### EXERCISE REQUIREMENTS
Retype each record below word for word. Leave the pictures out.

(Rows from a dataset of charts and code)
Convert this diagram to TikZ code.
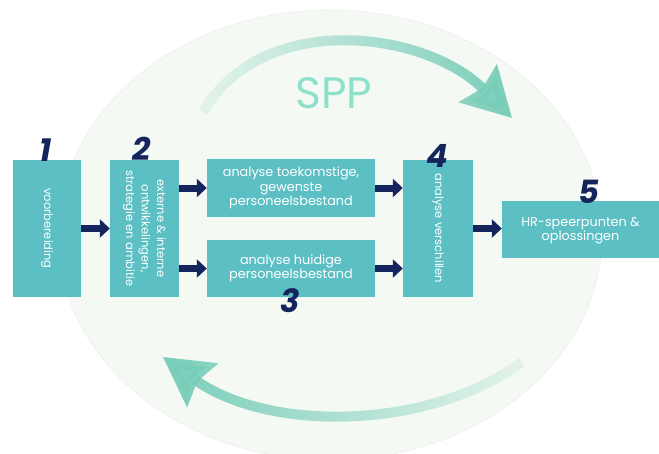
\documentclass[tikz,border=0pt]{standalone}
\usepackage{fontspec}
\setmainfont{Poppins}
\usetikzlibrary{arrows.meta,fadings}
\definecolor{boxc}{HTML}{5CBFC4}
\definecolor{navy}{HTML}{13255C}
\definecolor{arcc}{HTML}{78CDB9}
\definecolor{sppc}{HTML}{8EE0CB}
\definecolor{bgc}{HTML}{F4F9F3}
\tikzfading[name=fadein, left color=transparent!88, right color=transparent!0]
\tikzfading[name=fadeout, left color=transparent!0, right color=transparent!88]
\tikzset{
  box/.style={fill=boxc, draw=none, inner sep=2pt, text=white, align=center},
  htext/.style={font=\fontsize{12.8}{14.5}\selectfont},
  vtext/.style={font=\fontsize{11.5}{15.5}\selectfont},
  navarrow/.style={draw=navy, line width=7pt, -{Triangle[length=10pt,width=18pt]}},
  arcarrow/.style={draw=arcc, line width=10pt, -{Stealth[length=48pt,width=52pt,inset=6pt]}},
  num/.style={text=navy, font=\fontsize{32}{32}\selectfont\bfseries\itshape, inner sep=0pt}
}
\begin{document}
\begin{tikzpicture}[x=1pt,y=-1pt]
\useasboundingbox (0,0) rectangle (659,453);
\fill[white] (0,0) rectangle (659,453);
\fill[bgc] (330,235) ellipse [x radius=272, y radius=225];
\draw[gray!12, line width=0.8pt] (330,235) ellipse [x radius=272, y radius=225];
% cycle arrows
\coordinate (ta) at (203,112);
\coordinate (tb) at (512,118);
\draw[arcarrow, path fading=fadein] (ta) .. controls (262,10) and (425,30) .. (tb);
\coordinate (ba) at (522,362);
\coordinate (bb) at (163,357);
\draw[arcarrow, path fading=fadeout] (ba) .. controls (430,430) and (270,433) .. (bb);
\node[text=sppc, font=\fontsize{44}{44}\selectfont, inner sep=0pt] (spp) at (334,93) {SPP};
% boxes
\node[box, minimum width=68pt, minimum height=137pt] (b1) at (47,228.5) {};
\node[box, vtext, rotate=-90] (t1) at (b1.center) {voorbereiding};
\node[box, minimum width=69pt, minimum height=137pt] (b2) at (144.5,228.5) {};
\node[box, vtext, rotate=-90] (t2) at (b2.center) {externe \& interne\\ontwikkelingen,\\strategie en ambitie};
\node[box, htext, minimum width=168pt, minimum height=58pt] (b3a) at (291,188) {analyse toekomstige,\\gewenste\\personeelsbestand};
\node[box, htext, minimum width=168pt, minimum height=57pt] (b3b) at (291,268.5) {analyse huidige\\personeelsbestand};
\node[box, minimum width=70pt, minimum height=137pt] (b4) at (438,228.5) {};
\node[box, vtext, rotate=-90] (t4) at (b4.center) {analyse verschillen};
\node[box, htext, minimum width=157pt, minimum height=57pt, text depth=0pt] (b5) at (580.5,229) {HR-speerpunten \&\\oplossingen};
% connectors
\draw[navarrow] (b1.east) -- (b2.west);
\draw[navarrow] (b2.east |- b3a.west) -- (b3a.west);
\draw[navarrow] (b2.east |- b3b.west) -- (b3b.west);
\draw[navarrow] (b3a.east) -- (b3a.east -| b4.west);
\draw[navarrow] (b3b.east) -- (b3b.east -| b4.west);
\draw[navarrow] (b4.east) -- (b4.east -| b5.west);
% numbers
\node[num] (n1) at (46,150) {1};
\node[num] (n2) at (142,149) {2};
\node[num] (n3) at (290,301) {3};
\node[num] (n4) at (437,156) {4};
\node[num] (n5) at (589,192) {5};
\end{tikzpicture}
\end{document}
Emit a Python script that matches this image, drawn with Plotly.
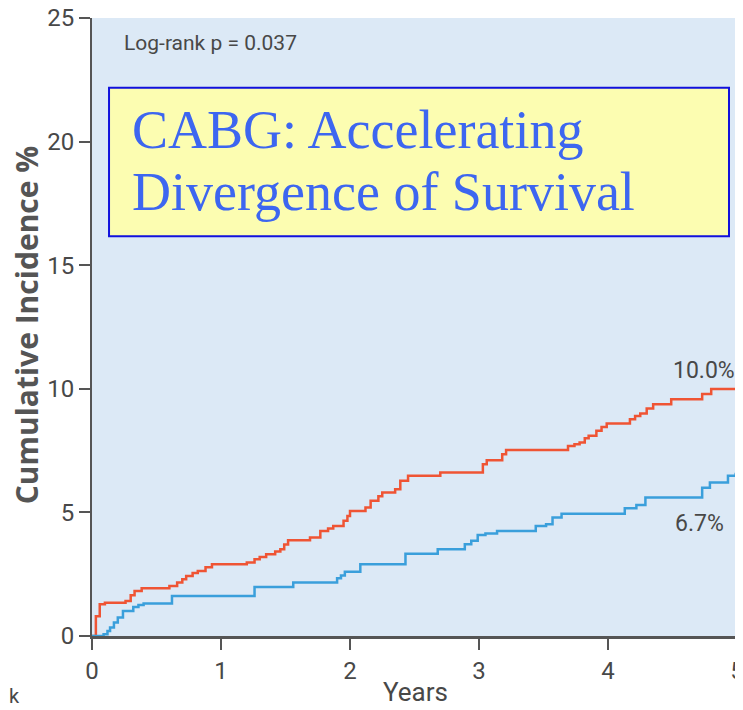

### REPLY TO THE TASK
Convert this diagram to TikZ code.
\documentclass[tikz,border=0pt]{standalone}
\usepackage{fontspec}
\setmainfont{Poppins}
\usetikzlibrary{arrows.meta,fadings}
\definecolor{boxc}{HTML}{5CBFC4}
\definecolor{navy}{HTML}{13255C}
\definecolor{arcc}{HTML}{78CDB9}
\definecolor{sppc}{HTML}{8EE0CB}
\definecolor{bgc}{HTML}{F4F9F3}
\tikzfading[name=fadein, left color=transparent!88, right color=transparent!0]
\tikzfading[name=fadeout, left color=transparent!0, right color=transparent!88]
\tikzset{
  box/.style={fill=boxc, draw=none, inner sep=2pt, text=white, align=center},
  htext/.style={font=\fontsize{12.8}{14.5}\selectfont},
  vtext/.style={font=\fontsize{11.5}{15.5}\selectfont},
  navarrow/.style={draw=navy, line width=7pt, -{Triangle[length=10pt,width=18pt]}},
  arcarrow/.style={draw=arcc, line width=10pt, -{Stealth[length=48pt,width=52pt,inset=6pt]}},
  num/.style={text=navy, font=\fontsize{32}{32}\selectfont\bfseries\itshape, inner sep=0pt}
}
\begin{document}
\begin{tikzpicture}[x=1pt,y=-1pt]
\useasboundingbox (0,0) rectangle (659,453);
\fill[white] (0,0) rectangle (659,453);
\fill[bgc] (330,235) ellipse [x radius=272, y radius=225];
\draw[gray!12, line width=0.8pt] (330,235) ellipse [x radius=272, y radius=225];
% cycle arrows
\coordinate (ta) at (203,112);
\coordinate (tb) at (512,118);
\draw[arcarrow, path fading=fadein] (ta) .. controls (262,10) and (425,30) .. (tb);
\coordinate (ba) at (522,362);
\coordinate (bb) at (163,357);
\draw[arcarrow, path fading=fadeout] (ba) .. controls (430,430) and (270,433) .. (bb);
\node[text=sppc, font=\fontsize{44}{44}\selectfont, inner sep=0pt] (spp) at (334,93) {SPP};
% boxes
\node[box, minimum width=68pt, minimum height=137pt] (b1) at (47,228.5) {};
\node[box, vtext, rotate=-90] (t1) at (b1.center) {voorbereiding};
\node[box, minimum width=69pt, minimum height=137pt] (b2) at (144.5,228.5) {};
\node[box, vtext, rotate=-90] (t2) at (b2.center) {externe \& interne\\ontwikkelingen,\\strategie en ambitie};
\node[box, htext, minimum width=168pt, minimum height=58pt] (b3a) at (291,188) {analyse toekomstige,\\gewenste\\personeelsbestand};
\node[box, htext, minimum width=168pt, minimum height=57pt] (b3b) at (291,268.5) {analyse huidige\\personeelsbestand};
\node[box, minimum width=70pt, minimum height=137pt] (b4) at (438,228.5) {};
\node[box, vtext, rotate=-90] (t4) at (b4.center) {analyse verschillen};
\node[box, htext, minimum width=157pt, minimum height=57pt, text depth=0pt] (b5) at (580.5,229) {HR-speerpunten \&\\oplossingen};
% connectors
\draw[navarrow] (b1.east) -- (b2.west);
\draw[navarrow] (b2.east |- b3a.west) -- (b3a.west);
\draw[navarrow] (b2.east |- b3b.west) -- (b3b.west);
\draw[navarrow] (b3a.east) -- (b3a.east -| b4.west);
\draw[navarrow] (b3b.east) -- (b3b.east -| b4.west);
\draw[navarrow] (b4.east) -- (b4.east -| b5.west);
% numbers
\node[num] (n1) at (46,150) {1};
\node[num] (n2) at (142,149) {2};
\node[num] (n3) at (290,301) {3};
\node[num] (n4) at (437,156) {4};
\node[num] (n5) at (589,192) {5};
\end{tikzpicture}
\end{document}
Emit a Python script that matches this image, drawn with Plotly.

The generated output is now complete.